:: Material shown

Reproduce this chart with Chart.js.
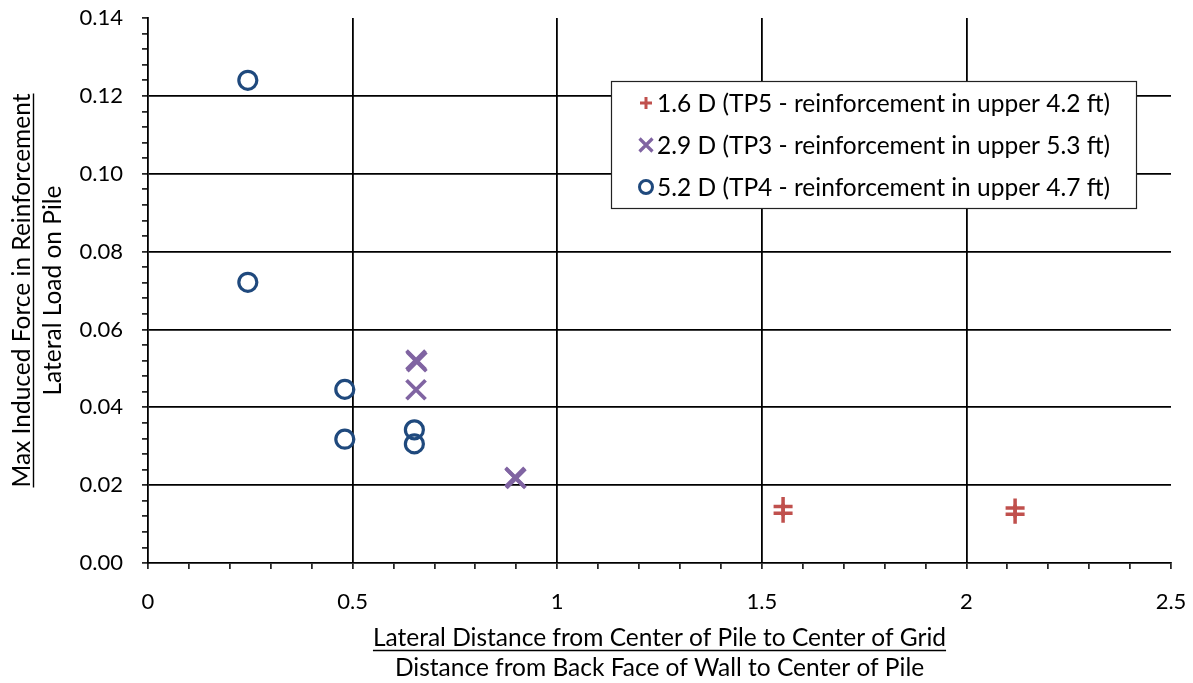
<!DOCTYPE html>
<html>
<head>
<meta charset="utf-8">
<script src="https://cdn.jsdelivr.net/npm/chart.js@4.4.0/dist/chart.umd.min.js"></script>
<style>
  html, body { margin: 0; background: #fff; }
</style>
</head>
<body>
<canvas id="c" width="1193" height="683"></canvas>
<script>
// data
const tp5 = [ // 1.6 D
  { x: 1.552, y: 0.0145 }, { x: 1.552, y: 0.0128 },
  { x: 2.119, y: 0.0141 }, { x: 2.119, y: 0.0125 },
];
const tp3 = [ // 2.9 D
  { x: 0.655, y: 0.0521 }, { x: 0.657, y: 0.0517 },
  { x: 0.655, y: 0.0445 },
  { x: 0.897, y: 0.0220 }, { x: 0.899, y: 0.0217 },
];
const tp4 = [ // 5.2 D
  { x: 0.244, y: 0.1240 }, { x: 0.244, y: 0.0721 },
  { x: 0.481, y: 0.0446 }, { x: 0.481, y: 0.0318 },
  { x: 0.651, y: 0.0342 }, { x: 0.651, y: 0.0306 },
];
const seriesLabels = [
  '1.6 D (TP5 - reinforcement in upper 4.2 ft)',
  '2.9 D (TP3 - reinforcement in upper 5.3 ft)',
  '5.2 D (TP4 - reinforcement in upper 4.7 ft)',
];
const xTickLabels = ['0', '0.5', '1', '1.5', '2', '2.5'];
const yTickLabels = ['0.00', '0.02', '0.04', '0.06', '0.08', '0.10', '0.12', '0.14'];
const xTitle = ['Lateral Distance from Center of Pile to Center of Grid', 'Distance from Back Face of Wall to Center of Pile'];
const yTitle = ['Max Induced Force in Reinforcement', 'Lateral Load on Pile'];

const RED = '#C0504D', PURPLE = '#8064A2', BLUE = '#1F497D';
const FONT = 'Lato, "Open Sans", sans-serif';

// gridline only on majors, not on the axis itself or at the far end
const gridColor = (n) => c => {
  if (c.type !== 'tick') return 'rgba(0,0,0,0)';
  return (c.index % 5 === 0 && c.index > 0 && c.index < n) ? '#000' : 'rgba(0,0,0,0)';
};

function marker(ctx, style, x, y, r, color, w) {
  ctx.save();
  ctx.strokeStyle = color; ctx.lineWidth = w;
  ctx.beginPath();
  if (style === 'circle') ctx.arc(x, y, r, 0, Math.PI * 2);
  else if (style === 'cross') { ctx.moveTo(x - r, y); ctx.lineTo(x + r, y); ctx.moveTo(x, y - r); ctx.lineTo(x, y + r); }
  else { ctx.moveTo(x - r, y - r); ctx.lineTo(x + r, y + r); ctx.moveTo(x + r, y - r); ctx.lineTo(x - r, y + r); }
  ctx.stroke();
  ctx.restore();
}

const titles = {
  id: 'titles',
  afterDraw(chart) {
    const { ctx, chartArea: a } = chart;
    ctx.save();
    ctx.fillStyle = '#000'; ctx.strokeStyle = '#000'; ctx.lineWidth = 1.4;
    ctx.font = '24.5px ' + FONT;
    ctx.textAlign = 'center'; ctx.textBaseline = 'alphabetic';
    const cx = (a.left + a.right) / 2;
    // x title
    ctx.fillText(xTitle[0], cx, 646);
    let w = ctx.measureText(xTitle[0]).width;
    ctx.beginPath(); ctx.moveTo(cx - w / 2, 650.5); ctx.lineTo(cx + w / 2, 650.5); ctx.stroke();
    ctx.fillText(xTitle[1], cx, 676);
    // y title
    const cy = (a.top + a.bottom) / 2;
    ctx.translate(0, cy); ctx.rotate(-Math.PI / 2);
    ctx.fillText(yTitle[0], 0, 30);
    w = ctx.measureText(yTitle[0]).width;
    ctx.beginPath(); ctx.moveTo(-w / 2, 33.5); ctx.lineTo(w / 2, 33.5); ctx.stroke();
    ctx.fillText(yTitle[1], 0, 61);
    ctx.restore();
  }
};

const boxLegend = {
  id: 'boxLegend',
  afterDraw(chart) {
    const ctx = chart.ctx;
    ctx.save();
    ctx.fillStyle = '#fff'; ctx.fillRect(611, 81, 525, 127);
    ctx.strokeStyle = '#222'; ctx.lineWidth = 1.2; ctx.strokeRect(611.5, 81.5, 525, 127);
    const styles = [['cross', RED, 6, 3], ['x', PURPLE, 6.5, 3.2], ['circle', BLUE, 6.5, 3]];
    ctx.font = '24.5px ' + FONT; ctx.fillStyle = '#000';
    ctx.textAlign = 'left'; ctx.textBaseline = 'middle';
    seriesLabels.forEach((t, i) => {
      const y = 103 + i * 42;
      marker(ctx, styles[i][0], 646, y, styles[i][2], styles[i][1], styles[i][3]);
      ctx.fillText(t, 657, y + 1);
    });
    ctx.restore();
  }
};

const pointPlug = {
  id: 'pts',
  afterDatasetsDraw(chart) {
    const ctx = chart.ctx;
    const sx = chart.scales.x, sy = chart.scales.y;
    const sets = [[tp5, 'cross', RED, 9.5, 3.5], [tp3, 'x', PURPLE, 9.5, 3.8], [tp4, 'circle', BLUE, 9, 3.2]];
    for (const [d, st, col, r, w] of sets)
      for (const p of d) marker(ctx, st, sx.getPixelForValue(p.x), sy.getPixelForValue(p.y), r, col, w);
  }
};

new Chart(document.getElementById('c'), {
  type: 'scatter',
  data: {
    datasets: [
      { label: seriesLabels[0], data: tp5, pointRadius: 0, pointHoverRadius: 0, borderColor: RED },
      { label: seriesLabels[1], data: tp3, pointRadius: 0, pointHoverRadius: 0, borderColor: PURPLE },
      { label: seriesLabels[2], data: tp4, pointRadius: 0, pointHoverRadius: 0, borderColor: BLUE },
    ]
  },
  options: {
    responsive: false, animation: false,
    layout: { padding: { top: 18, right: 22, left: 0, bottom: 0 } },
    plugins: { legend: { display: false }, tooltip: { enabled: false } },
    scales: {
      x: {
        type: 'linear', min: 0, max: 2.5,
        afterFit: s => { s.height = 120; s.paddingLeft = 0; s.paddingRight = 0; },
        border: { display: true, color: '#000', width: 1.8 },
        grid: { color: gridColor(25), lineWidth: 1.8, tickColor: '#000', tickWidth: 1.5, tickLength: 6, drawTicks: true },
        ticks: {
          stepSize: 0.1, autoSkip: false, maxRotation: 0, padding: 20, color: '#000',
          font: { family: FONT, size: 22 },
          callback: (v, i) => i % 5 === 0 ? xTickLabels[i / 5] : ''
        }
      },
      y: {
        type: 'linear', min: 0, max: 0.14,
        afterFit: s => { s.width = 148; s.paddingTop = 0; s.paddingBottom = 0; },
        border: { display: true, color: '#000', width: 1.8 },
        grid: { color: gridColor(35), lineWidth: 1.8, tickColor: '#000', tickWidth: 1.5, tickLength: 6, drawTicks: true },
        ticks: {
          stepSize: 0.004, autoSkip: false, padding: 19, color: '#000',
          font: { family: FONT, size: 22 },
          callback: (v, i) => i % 5 === 0 ? yTickLabels[i / 5] : ''
        }
      }
    }
  },
  plugins: [pointPlug, boxLegend, titles]
});
</script>
</body>
</html>
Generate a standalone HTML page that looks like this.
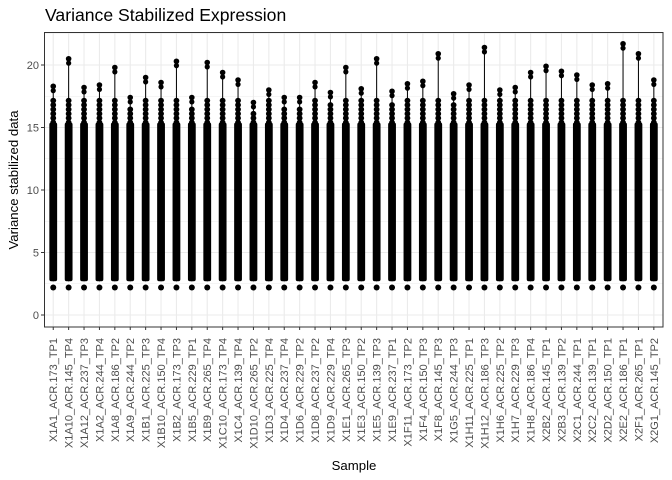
<!DOCTYPE html>
<html><head><meta charset="utf-8"><style>
html,body{margin:0;padding:0;background:#fff;}
svg{display:block;font-family:"Liberation Sans",sans-serif;}
</style></head><body>
<svg id="s" width="672" height="480" viewBox="0 0 672 480" xmlns="http://www.w3.org/2000/svg">
<rect x="0" y="0" width="672" height="480" fill="#fff"/>
<text x="45" y="21" font-size="17.6" fill="#000">Variance Stabilized Expression</text>
<g id="grid"></g>
<g id="vio"></g>
<rect x="44.5" y="32.5" width="618.5" height="294.5" fill="none" stroke="#333" stroke-width="1"/>
<g font-size="11" fill="#4d4d4d" text-anchor="end">
<text x="39" y="319">0</text>
<text x="39" y="256.5">5</text>
<text x="39" y="194">10</text>
<text x="39" y="131.5">15</text>
<text x="39" y="69">20</text>
</g>
<g stroke="#333" stroke-width="1">
<line x1="41" x2="44" y1="315" y2="315"/><line x1="41" x2="44" y1="252.5" y2="252.5"/><line x1="41" x2="44" y1="190" y2="190"/><line x1="41" x2="44" y1="127.5" y2="127.5"/><line x1="41" x2="44" y1="65" y2="65"/>
</g>
<text transform="translate(18,180) rotate(-90)" text-anchor="middle" font-size="13.2" fill="#000">Variance stabilized data</text>
<text x="354" y="470" text-anchor="middle" font-size="13.2" fill="#000">Sample</text>
<g id="lab" font-size="11" fill="#4d4d4d" text-anchor="end">
<text transform="translate(57.2,338) rotate(-90)">X1A1_ACR.173_TP1</text>
<text transform="translate(72.6,338) rotate(-90)">X1A10_ACR.145_TP4</text>
<text transform="translate(88.0,338) rotate(-90)">X1A12_ACR.237_TP3</text>
<text transform="translate(103.4,338) rotate(-90)">X1A2_ACR.244_TP4</text>
<text transform="translate(118.8,338) rotate(-90)">X1A8_ACR.186_TP2</text>
<text transform="translate(134.2,338) rotate(-90)">X1A9_ACR.244_TP2</text>
<text transform="translate(149.6,338) rotate(-90)">X1B1_ACR.225_TP3</text>
<text transform="translate(165.0,338) rotate(-90)">X1B10_ACR.150_TP4</text>
<text transform="translate(180.4,338) rotate(-90)">X1B2_ACR.173_TP3</text>
<text transform="translate(195.8,338) rotate(-90)">X1B5_ACR.229_TP1</text>
<text transform="translate(211.2,338) rotate(-90)">X1B9_ACR.265_TP4</text>
<text transform="translate(226.6,338) rotate(-90)">X1C10_ACR.173_TP4</text>
<text transform="translate(242.0,338) rotate(-90)">X1C4_ACR.139_TP4</text>
<text transform="translate(257.4,338) rotate(-90)">X1D10_ACR.265_TP2</text>
<text transform="translate(272.8,338) rotate(-90)">X1D3_ACR.225_TP4</text>
<text transform="translate(288.2,338) rotate(-90)">X1D4_ACR.237_TP4</text>
<text transform="translate(303.6,338) rotate(-90)">X1D6_ACR.229_TP2</text>
<text transform="translate(319.0,338) rotate(-90)">X1D8_ACR.237_TP2</text>
<text transform="translate(334.4,338) rotate(-90)">X1D9_ACR.229_TP4</text>
<text transform="translate(349.8,338) rotate(-90)">X1E1_ACR.265_TP3</text>
<text transform="translate(365.2,338) rotate(-90)">X1E3_ACR.150_TP2</text>
<text transform="translate(380.6,338) rotate(-90)">X1E5_ACR.139_TP3</text>
<text transform="translate(396.0,338) rotate(-90)">X1E9_ACR.237_TP1</text>
<text transform="translate(411.4,338) rotate(-90)">X1F11_ACR.173_TP2</text>
<text transform="translate(426.8,338) rotate(-90)">X1F4_ACR.150_TP3</text>
<text transform="translate(442.2,338) rotate(-90)">X1F8_ACR.145_TP3</text>
<text transform="translate(457.6,338) rotate(-90)">X1G5_ACR.244_TP3</text>
<text transform="translate(473.0,338) rotate(-90)">X1H11_ACR.225_TP1</text>
<text transform="translate(488.4,338) rotate(-90)">X1H12_ACR.186_TP3</text>
<text transform="translate(503.8,338) rotate(-90)">X1H6_ACR.225_TP2</text>
<text transform="translate(519.2,338) rotate(-90)">X1H7_ACR.229_TP3</text>
<text transform="translate(534.6,338) rotate(-90)">X1H8_ACR.186_TP4</text>
<text transform="translate(550.0,338) rotate(-90)">X2B2_ACR.145_TP1</text>
<text transform="translate(565.4,338) rotate(-90)">X2B3_ACR.139_TP2</text>
<text transform="translate(580.8,338) rotate(-90)">X2C1_ACR.244_TP1</text>
<text transform="translate(596.2,338) rotate(-90)">X2C2_ACR.139_TP1</text>
<text transform="translate(611.6,338) rotate(-90)">X2D2_ACR.150_TP1</text>
<text transform="translate(627.0,338) rotate(-90)">X2E2_ACR.186_TP1</text>
<text transform="translate(642.4,338) rotate(-90)">X2F1_ACR.265_TP1</text>
<text transform="translate(657.8,338) rotate(-90)">X2G1_ACR.145_TP2</text>
</g>
</svg>
<script>
(function(){
var NS="http://www.w3.org/2000/svg";
function el(p,t,a){var e=document.createElementNS(NS,t);for(var k in a)e.setAttribute(k,a[k]);p.appendChild(e);return e;}
var g=document.getElementById('grid'),v=document.getElementById('vio'),s=document.getElementById('s');
function Y(u){return 315-12.5*u;}
el(g,'rect',{x:44.5,y:32.5,width:618.5,height:294.5,fill:'#fff'});
[2.5,7.5,12.5,17.5,22.5].forEach(function(u){el(g,'line',{x1:44.5,x2:663,y1:Y(u),y2:Y(u),stroke:'#ebebeb','stroke-width':0.6});});
[0,5,10,15,20].forEach(function(u){el(g,'line',{x1:44.5,x2:663,y1:Y(u),y2:Y(u),stroke:'#ebebeb','stroke-width':1.1});});
var mx=[18.3,20.5,18.2,18.4,19.8,17.4,19.0,18.6,20.3,17.4,20.2,19.4,18.8,17.0,18.0,17.4,17.4,18.6,17.8,19.8,18.1,20.5,17.9,18.5,18.7,20.9,17.7,18.4,21.4,18.0,18.2,19.4,19.9,19.5,19.2,18.4,18.5,21.7,20.9,18.8];
var ax=document.createElementNS(NS,'g');s.appendChild(ax);
for(var i=0;i<40;i++){
 var x=44+(i+0.6)*15.4;
 el(g,'line',{x1:x,x2:x,y1:32.5,y2:327,stroke:'#ebebeb','stroke-width':1.1});
 el(ax,'line',{x1:x,x2:x,y1:327,y2:330,stroke:'#333','stroke-width':1});
 var m=mx[i], top=Math.min(17.2,m-0.8), body=Math.min(15.4,top-0.6);
 el(v,'line',{x1:x,x2:x,y1:Y(m),y2:Y(2.7),stroke:'#000','stroke-width':1});
 var w=3.9;
 el(v,'rect',{x:x-w,y:Y(body),width:2*w,height:Y(2.7)-Y(body),fill:'#000',rx:2});
 for(var u=body;u<=top;u+=0.35){el(v,'circle',{cx:x,cy:Y(u),r:2.9,fill:'#000'});}
 el(v,'circle',{cx:x,cy:Y(m),r:2.8,fill:'#000'});
 el(v,'circle',{cx:x,cy:Y(m-0.35),r:2.6,fill:'#000'});
 el(v,'circle',{cx:x,cy:Y(2.2),r:3,fill:'#000'});
 el(v,'rect',{x:x-2.5,y:Y(2.6),width:5,height:2,fill:'#fff'});
}
})();
</script>
</body></html>
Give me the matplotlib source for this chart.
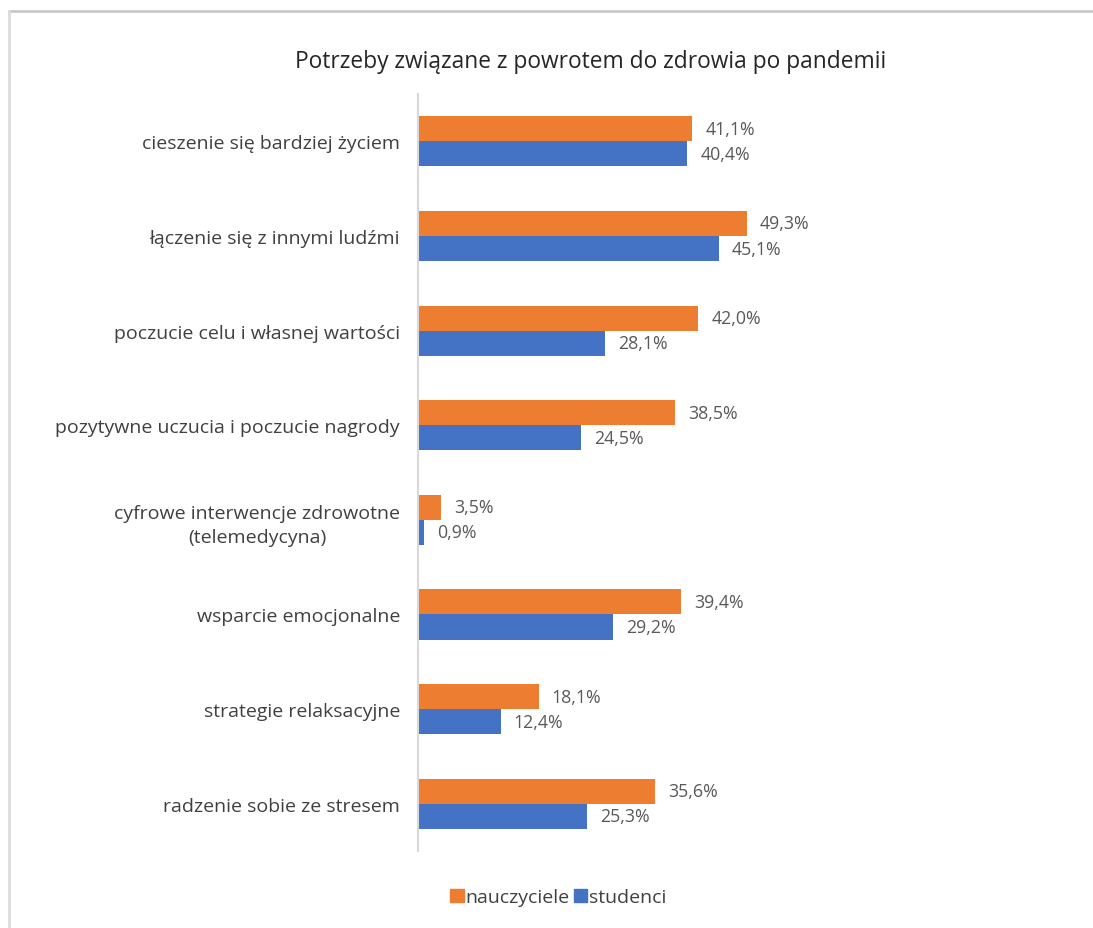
import numpy as np
import matplotlib.pyplot as plt
from matplotlib.lines import Line2D
from matplotlib.patches import Patch

plt.rcParams['font.family'] = ['Open Sans', 'DejaVu Sans']

categories = [
    "cieszenie się bardziej życiem",
    "łączenie się z innymi ludźmi",
    "poczucie celu i własnej wartości",
    "pozytywne uczucia i poczucie nagrody",
    "cyfrowe interwencje zdrowotne\n(telemedycyna)",
    "wsparcie emocjonalne",
    "strategie relaksacyjne",
    "radzenie sobie ze stresem",
]
nauczyciele = [41.1, 49.3, 42.0, 38.5, 3.5, 39.4, 18.1, 35.6]
studenci = [40.4, 45.1, 28.1, 24.5, 0.9, 29.2, 12.4, 25.3]

orange = "#ED7D31"
blue = "#4472C4"
text_col = "#595959"

fig = plt.figure(figsize=(10.93, 9.29), dpi=100)
ax = fig.add_axes([0.3824, 0.0829, 0.549, 0.8148])

y = np.arange(len(categories))
h = 0.265
ax.barh(y - h / 2, nauczyciele, height=h, color=orange, label="nauczyciele")
ax.barh(y + h / 2, studenci, height=h, color=blue, label="studenci")

for yi, v in zip(y, nauczyciele):
    ax.annotate(f"{v:.1f}%".replace(".", ","), (v, yi - h / 2), xytext=(9.5, 0),
                textcoords="offset points", va="center", ha="left",
                fontsize=12.8, color=text_col)
for yi, v in zip(y, studenci):
    ax.annotate(f"{v:.1f}%".replace(".", ","), (v, yi + h / 2), xytext=(9.5, 0),
                textcoords="offset points", va="center", ha="left",
                fontsize=12.8, color=text_col)

ax.set_ylim(len(categories) - 0.5, -0.5)
ax.set_xlim(0, 90)
ax.set_yticks(y)
ax.set_yticklabels(categories, fontsize=14, color="#404040",
                   multialignment="center", linespacing=1.45)
ax.tick_params(axis="y", length=0, pad=13)
ax.set_xticks([])
for s in ["top", "right", "bottom"]:
    ax.spines[s].set_visible(False)
ax.spines["left"].set_color("#d9d9d9")
ax.spines["left"].set_linewidth(1.5)

fig.text(0.540, 0.933, "Potrzeby związane z powrotem do zdrowia po pandemii",
         ha="center", va="center", fontsize=16.4, color="#262626")

handles = [Patch(color=orange, label="nauczyciele"), Patch(color=blue, label="studenci")]
fig.legend(handles=handles, loc="center", bbox_to_anchor=(0.511, 0.033), ncol=2,
           frameon=False, fontsize=14, handlelength=0.7, handleheight=0.7,
           handletextpad=0.1, columnspacing=0.2, labelcolor="#404040")

# light frame around the chart area
fig.add_artist(Line2D([9 / 1093, 1], [1 - 12 / 929, 1 - 12 / 929], color="#c8c8c8", lw=2))
fig.add_artist(Line2D([9 / 1093, 9 / 1093], [0, 1 - 12 / 929], color="#dcdcdc", lw=2))

fig.savefig("out.png", dpi=100)
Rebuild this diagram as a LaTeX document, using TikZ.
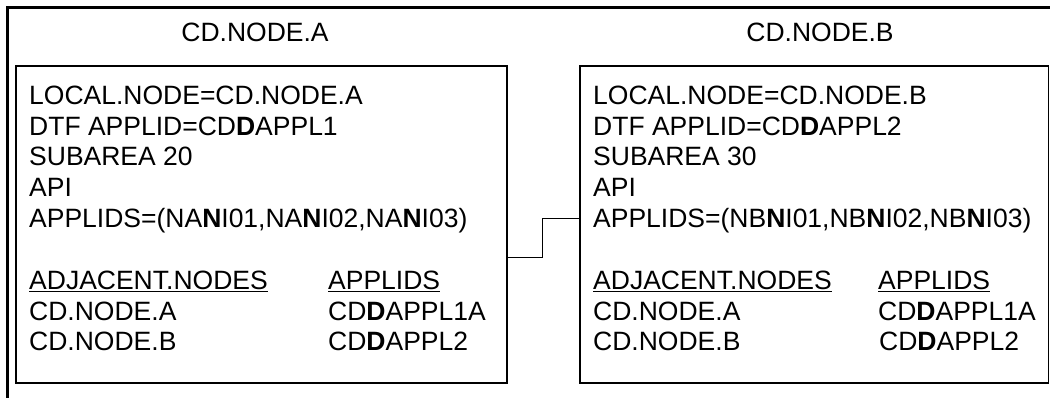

::::

What the exercise asks -> Omit the pictures. Extract exactly the lines that begin with the one holding "Give me the matplotlib source for this chart." and end with the one holding "plt.rcParams['font.family'] = ['Open", inclusive.

Solution for this task ->
Give me the matplotlib source for this chart.
import numpy as np
import matplotlib.pyplot as plt
from matplotlib.lines import Line2D
from matplotlib.patches import Patch

plt.rcParams['font.family'] = ['Open Sans', 'DejaVu Sans']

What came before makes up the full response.